Megan Boss, a graduate student in the Department of Counseling and School Psychology, has received a prestigious national service award from The Campus Kitchens Project (CKP). For her leadership in building and maintaining the dynamic program at UNK, the Campus Kitchens organization has given Boss the national Nopalitos Staff Innovation Award.
The Nopalitos Staff Innovation Award is given quarterly to The Campus Kitchens Project staff member who shows innovation in programming, sustainability, and/or student development. The award is named after a jar of pickled cactus—Nopalitos–which was donated to the original Campus Kitchen at its very first food drive in 2001. The Nopalitos required innovation to find a use for them in the food program.
Boss has been coordinator of the UNK program since its inception. A school-based, student-powered organization that uses on-campus kitchen space, “Campus Kitchen at University of Nebraska at Kearney” (CKUNK) recovers food from cafeterias, and prepares and delivers nutritious meals to those hungry and in need in the Kearney community.
Boss is the resourceful student who has developed, and is now administering, the first student-run Campus Kitchen in the CKP network and for the UNK community, after her peer, Martin Demoret, started the CKUNK in 2006. UNK Dean of Student Life Peter Longo said,“Megan richly deserves this award for her sustained, great work with Campus Kitchens. She has done well in her graduate program and well beyond; her impact will endure for years to come.”
A spokesperson for Campus Kitchens added,“Megan forged strong student support through Facebook technology and good, old-fashioned personability!”
This is the second national award CKUNK has received. Last fall, Cody Waldman, a College of Education student, was given the CKP Student Volunteer of the Year Award.
Additionally, Jenna Rycek, a College of Natural and Social Sciences student, received a Cargill Internship through CKP. In addition to providing meals to the hungry, the CKP program also facilitates its state locations to be classrooms in which culinary skills can be taught by students to unemployed individuals.

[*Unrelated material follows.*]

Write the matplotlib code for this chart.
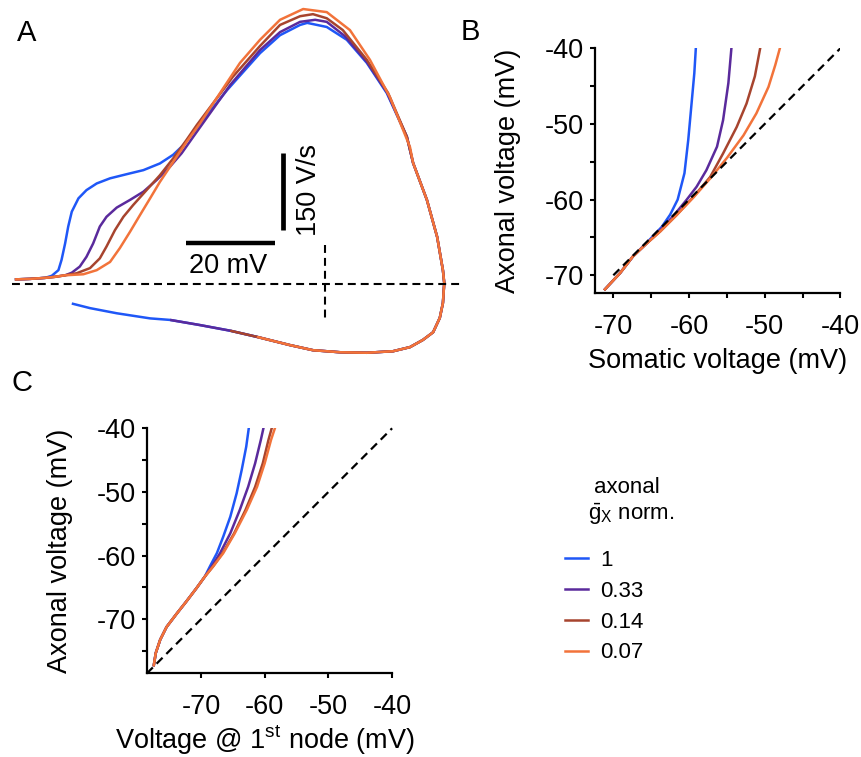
import matplotlib
matplotlib.use("Agg")
import matplotlib.pyplot as plt

plt.rcParams["font.family"] = ["Liberation Sans", "DejaVu Sans"]
plt.rcParams["axes.unicode_minus"] = False
plt.rcParams["mathtext.fontset"] = "custom"
plt.rcParams["mathtext.rm"] = "Liberation Sans"
plt.rcParams["mathtext.it"] = "Liberation Sans:italic"
plt.rcParams["mathtext.bf"] = "Liberation Sans:bold"

# ---------------------------------------------------------------- data
gx_labels = ["1", "0.33", "0.14", "0.07"]
colors = ["#1f57f7", "#5a2a9c", "#a7442e", "#f2733a"]

# Panel A: phase plots (membrane voltage in mV, dV/dt in V/s), rising phase per trace
a_rise_v = {
    "1": [-69.7, -66.3, -62.9, -61.4, -59.9, -59.2, -58.4, -57.7, -56.9, -55.4, -53.6, -51.3,
          -48.3, -44.6, -40.8, -37.1, -34.1, -31.8, -30.0, -22.0, -14.6, -10.1, -5.6, -4.0,
          0.4, 4.9, 9.4, 13.9, 18.4],
    "0.33": [-69.7, -66.3, -62.9, -60.7, -58.4, -56.9, -55.1, -53.6, -52.1, -50.6, -49.1, -46.8,
             -43.8, -40.8, -37.8, -34.8, -32.2, -29.6, -21.3, -14.6, -10.1, -5.6, -2.2, 0.4,
             4.5, 9.4, 13.9, 18.4],
    "0.14": [-69.7, -66.3, -62.9, -60.7, -58.4, -55.8, -52.8, -50.6, -49.1, -47.2, -45.3, -43.1,
             -40.1, -37.1, -34.1, -31.1, -28.8, -20.7, -14.6, -10.1, -5.6, -2.7, 0.4, 4.0,
             9.4, 14.2, 18.4],
    "0.07": [-69.7, -66.3, -62.9, -60.7, -58.4, -54.3, -51.3, -48.3, -46.1, -43.8, -41.6, -39.3,
             -37.1, -34.1, -31.1, -28.1, -19.1, -14.6, -10.1, -4.9, 0.4, 5.6, 10.1, 14.6, 19.1],
}
a_rise_dvdt = {
    "1": [9, 10, 12, 16, 27, 47, 79, 112, 141, 167, 183, 196, 206, 214, 222, 235, 252, 271, 291,
          378, 450, 485, 505, 509, 501, 476, 431, 372, 287],
    "0.33": [9, 10, 12, 14, 17, 22, 34, 53, 79, 112, 131, 149, 164, 180, 203, 229, 255, 287, 388,
             456, 491, 511, 515, 511, 483, 433, 374, 287],
    "0.14": [9, 10, 12, 14, 17, 21, 31, 50, 73, 105, 131, 154, 183, 212, 245, 281, 310, 404, 464,
             505, 522, 526, 518, 495, 437, 372, 287],
    "0.07": [9, 10, 12, 14, 17, 19, 27, 43, 70, 102, 134, 167, 199, 238, 277, 313, 431, 476, 515,
             536, 530, 495, 437, 364, 267],
}
# Shared repolarisation limb and after-hyperpolarisation
a_repol_v = [19.8, 22.9, 25.2, 26.5, 26.8, 26.5, 25.8, 24.3, 22.0, 19.1, 15.3, 9.4, 3.4, -2.7,
             -7.9, -15.3, -21.3, -28.1, -34.8, -39.3, -46.8, -52.8, -56.9]
a_repol_dvdt = [236, 164, 92, 27, 2, -37, -66, -94, -109, -123, -131, -134, -133, -129, -119,
                -103, -91, -80, -70, -67, -57, -47, -38]
# Voltage at which each trace ends on the repolarising limb
a_end_v = {"1": -56.9, "0.33": -34.8, "0.14": -21.3, "0.07": -15.3}

scale_mv = 20     # mV
scale_vs = 150    # V/s

# Panel B: axonal vs somatic voltage (mV)
b_soma = {
    "1": [-71.1, -69.1, -67.4, -65.4, -63.6, -62.5, -61.5, -61.06, -60.6, -60.1, -59.7, -59.3,
          -59.1],
    "0.33": [-71.1, -69.1, -67.4, -65.6, -63.8, -62.1, -60.3, -59.0, -57.7, -56.3, -55.5, -54.8,
             -54.4],
    "0.14": [-71.1, -69.1, -67.4, -65.6, -63.8, -61.6, -59.4, -57.2, -55.5, -53.7, -52.4, -51.3,
             -50.6],
    "0.07": [-71.1, -69.1, -67.4, -65.6, -63.8, -61.6, -59.4, -57.2, -55.0, -52.8, -51.1, -49.5,
             -48.6, -48.0],
}
b_axon = {
    "1": [-71.85, -69.7, -67.5, -65.5, -63.6, -62.0, -60.0, -58.3, -56.5, -52.1, -47.7, -43.3,
          -40.0],
    "0.33": [-71.85, -69.7, -67.5, -65.8, -64.0, -62.2, -60.0, -58.3, -56.1, -53.0, -49.5, -44.6,
             -40.0],
    "0.14": [-71.85, -69.7, -67.5, -65.8, -64.2, -62.0, -59.6, -57.0, -53.9, -50.4, -47.3, -43.7,
             -40.0],
    "0.07": [-71.85, -69.7, -67.5, -65.8, -64.2, -62.0, -59.7, -57.2, -54.5, -51.5, -48.6, -45.1,
             -42.2, -40.0],
}

# Panel C: axonal voltage vs voltage at the first node (mV)
c_node = {
    "1": [-77.4, -77.1, -76.4, -75.4, -73.8, -72.3, -70.7, -69.4, -68.6, -67.5, -66.5, -65.4,
          -64.4, -63.6, -62.9, -62.5],
    "0.33": [-77.4, -77.1, -76.4, -75.4, -73.8, -72.3, -70.7, -69.4, -68.3, -67.0, -65.4, -63.9,
             -62.6, -61.5, -60.6, -60.2],
    "0.14": [-77.4, -77.1, -76.4, -75.4, -73.8, -72.3, -70.7, -69.4, -68.1, -66.6, -64.8, -63.0,
             -61.5, -60.3, -59.4, -58.9],
    "0.07": [-77.4, -77.1, -76.4, -75.4, -73.8, -72.3, -70.7, -69.4, -68.1, -66.5, -64.7, -62.8,
             -61.2, -60.0, -59.0, -58.4],
}
c_axon = {
    "1": [-77.2, -75.3, -73.2, -71.2, -69.1, -67.2, -65.1, -63.3, -61.7, -59.6, -57.0, -53.9,
          -50.2, -46.5, -42.9, -40.0],
    "0.33": [-77.2, -75.3, -73.2, -71.2, -69.1, -67.2, -65.1, -63.3, -61.7, -59.6, -56.5, -52.8,
             -49.2, -45.5, -41.8, -40.0],
    "0.14": [-77.2, -75.3, -73.2, -71.2, -69.1, -67.2, -65.1, -63.3, -61.7, -59.6, -56.5, -52.8,
             -49.2, -45.5, -41.8, -40.0],
    "0.07": [-77.2, -75.3, -73.2, -71.2, -69.1, -67.2, -65.1, -63.3, -61.7, -59.6, -56.5, -52.8,
             -49.2, -45.5, -41.8, -40.0],
}

major_ticks = [-70, -60, -50, -40]

# ---------------------------------------------------------------- figure
W, H = 862, 757
fig = plt.figure(figsize=(W / 100, H / 100), dpi=100)


def add_axes_px(x0, y0, x1, y1):
    return fig.add_axes([x0 / W, 1 - y1 / H, (x1 - x0) / W, (y1 - y0) / H])


LW = 1.8
TICK_FS = 19.5
LABEL_FS = 19.5
DASH = (0, (3.8, 2.4))

# ---- Panel A
axA = add_axes_px(0, 0, 460, 370)
axA.set_xlim(-73.03, 30.34)
axA.set_ylim(-167.6, 553.6)
axA.axis("off")

for lab, col in zip(gx_labels, colors):
    v = list(a_rise_v[lab])
    d = list(a_rise_dvdt[lab])
    for rv, rd in zip(a_repol_v, a_repol_dvdt):
        if rv >= a_end_v[lab]:
            v.append(rv)
            d.append(rd)
    axA.plot(v, d, color=col, lw=LW, solid_joinstyle="round", solid_capstyle="butt")

axA.plot([-70.3, 30.3], [0, 0], color="k", lw=1.5, ls=DASH, zorder=5)
axA.plot([0, 0], [76, -74], color="k", lw=1.5, ls=DASH, zorder=5)

# scale bars
bar_x0, bar_y = -31.2, 80
axA.plot([bar_x0, bar_x0 + scale_mv], [bar_y, bar_y], color="k", lw=3.2,
         solid_capstyle="butt")
vbar_x, vbar_y0 = -9.4, 105
axA.plot([vbar_x, vbar_x], [vbar_y0, vbar_y0 + scale_vs], color="k", lw=3.4,
         solid_capstyle="butt")
axA.text(-21.8, 21, f"{scale_mv} mV", ha="center", va="baseline", fontsize=LABEL_FS)
axA.text(-2.0, 183, f"{scale_vs} V/s", ha="center", va="baseline", rotation=90,
         rotation_mode="anchor", fontsize=LABEL_FS)


def style_axes(ax, xminor, yminor):
    for s in ("top", "right"):
        ax.spines[s].set_visible(False)
    for s in ("left", "bottom"):
        ax.spines[s].set_linewidth(1.6)
    ax.set_xticks(major_ticks)
    ax.set_yticks(major_ticks)
    ax.set_xticks(xminor, minor=True)
    ax.set_yticks(yminor, minor=True)
    ax.set_xticklabels([str(t) for t in major_ticks])
    ax.set_yticklabels([str(t) for t in major_ticks])
    ax.tick_params(which="both", direction="out", length=3.8, width=1.5, labelsize=TICK_FS)
    ax.tick_params(axis="x", which="both", pad=11)
    ax.tick_params(axis="y", which="both", pad=4)


# ---- Panel B
axB = add_axes_px(595, 48.3, 840.4, 293.3)
axB.set_xlim(-72.42, -40)
axB.set_ylim(-72.38, -40)
for lab, col in zip(gx_labels, colors):
    axB.plot(b_soma[lab], b_axon[lab], color=col, lw=LW, solid_joinstyle="round")
axB.plot([-70, -40], [-70, -40], color="k", lw=1.6, ls=DASH, zorder=5)
style_axes(axB, [-65, -55, -45], [-65, -55, -45])
axB.set_xlabel("Somatic voltage (mV)", fontsize=LABEL_FS)
axB.set_ylabel("Axonal voltage (mV)", fontsize=LABEL_FS)
axB.xaxis.set_label_coords(0.5, -0.225)
axB.yaxis.set_label_coords(-0.30, 0.5)

# ---- Panel C
axC = add_axes_px(146.7, 428.3, 392.1, 673.3)
axC.set_xlim(-78.52, -40)
axC.set_ylim(-78.48, -40)
handles = []
for lab, col in zip(gx_labels, colors):
    (ln,) = axC.plot(c_node[lab], c_axon[lab], color=col, lw=LW, label=lab,
                     solid_joinstyle="round")
    handles.append(ln)
axC.plot([-78.5, -40], [-78.5, -40], color="k", lw=1.6, ls=DASH, zorder=5, clip_on=False)
style_axes(axC, [], [-75, -65, -55, -45])
axC.set_xlabel(r"Voltage @ 1$^{\mathrm{st}}$ node (mV)", fontsize=LABEL_FS)
axC.set_ylabel("Axonal voltage (mV)", fontsize=LABEL_FS)
axC.xaxis.set_label_coords(0.482, -0.205)
axC.yaxis.set_label_coords(-0.30, 0.5)

# ---- legend
fig.text(627 / W, 1 - 493 / H, "axonal", ha="center", va="baseline", fontsize=16)
fig.text(631 / W, 1 - 520 / H, r"$\bar{\mathrm{g}}_{\mathrm{X}}$ norm.", ha="center",
         va="baseline", fontsize=16)
fig.legend(handles=handles, labels=gx_labels, loc="upper left",
           bbox_to_anchor=(565 / W, 1 - 550 / H), frameon=False, borderpad=0,
           borderaxespad=0, handlelength=1.04, handletextpad=0.55, labelspacing=0.44,
           fontsize=16)

# ---- panel letters
fig.text(17 / W, 1 - 41 / H, "A", fontsize=21, va="baseline")
fig.text(461 / W, 1 - 40 / H, "B", fontsize=21, va="baseline")
fig.text(12 / W, 1 - 391 / H, "C", fontsize=21, va="baseline")

fig.savefig("out.png", dpi=100)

Students learn too, about service-learning and the segment of our culture that deals firsthand with issues like poverty and sociological stereotyping. Boss’ strong client relationships have developed the CKUNK into a Culinary Job Training program, in coordination with Developmental Services of Nebraska. The Culinary Job Training program produced seven graduates this year.
With the award, the Campus Kitchens national office thanked Boss for her “outstanding local contributions” and stated that, because of Boss, “The Campus Kitchens Project has a stronger, more diverse network.”
Campus Kitchens was developed in 2001 as a national outgrowth of D.C. Central Kitchen, a successful local community kitchen model in Washington, D.C. The organization is now a leader in community service by students and resourceful anti-hunger programs on college campuses across the country.
The Campus Kitchens Project (www.campuskitchens.org) supports 12 Campus Kitchens across the nation that have served more than 640,000 meals and engaged more than 10,000 students. In addition, The Campus Kitchens Project Culinary Job Training program has graduated 141 adults, some of whom have succeeded in obtaining jobs in campus dining operations.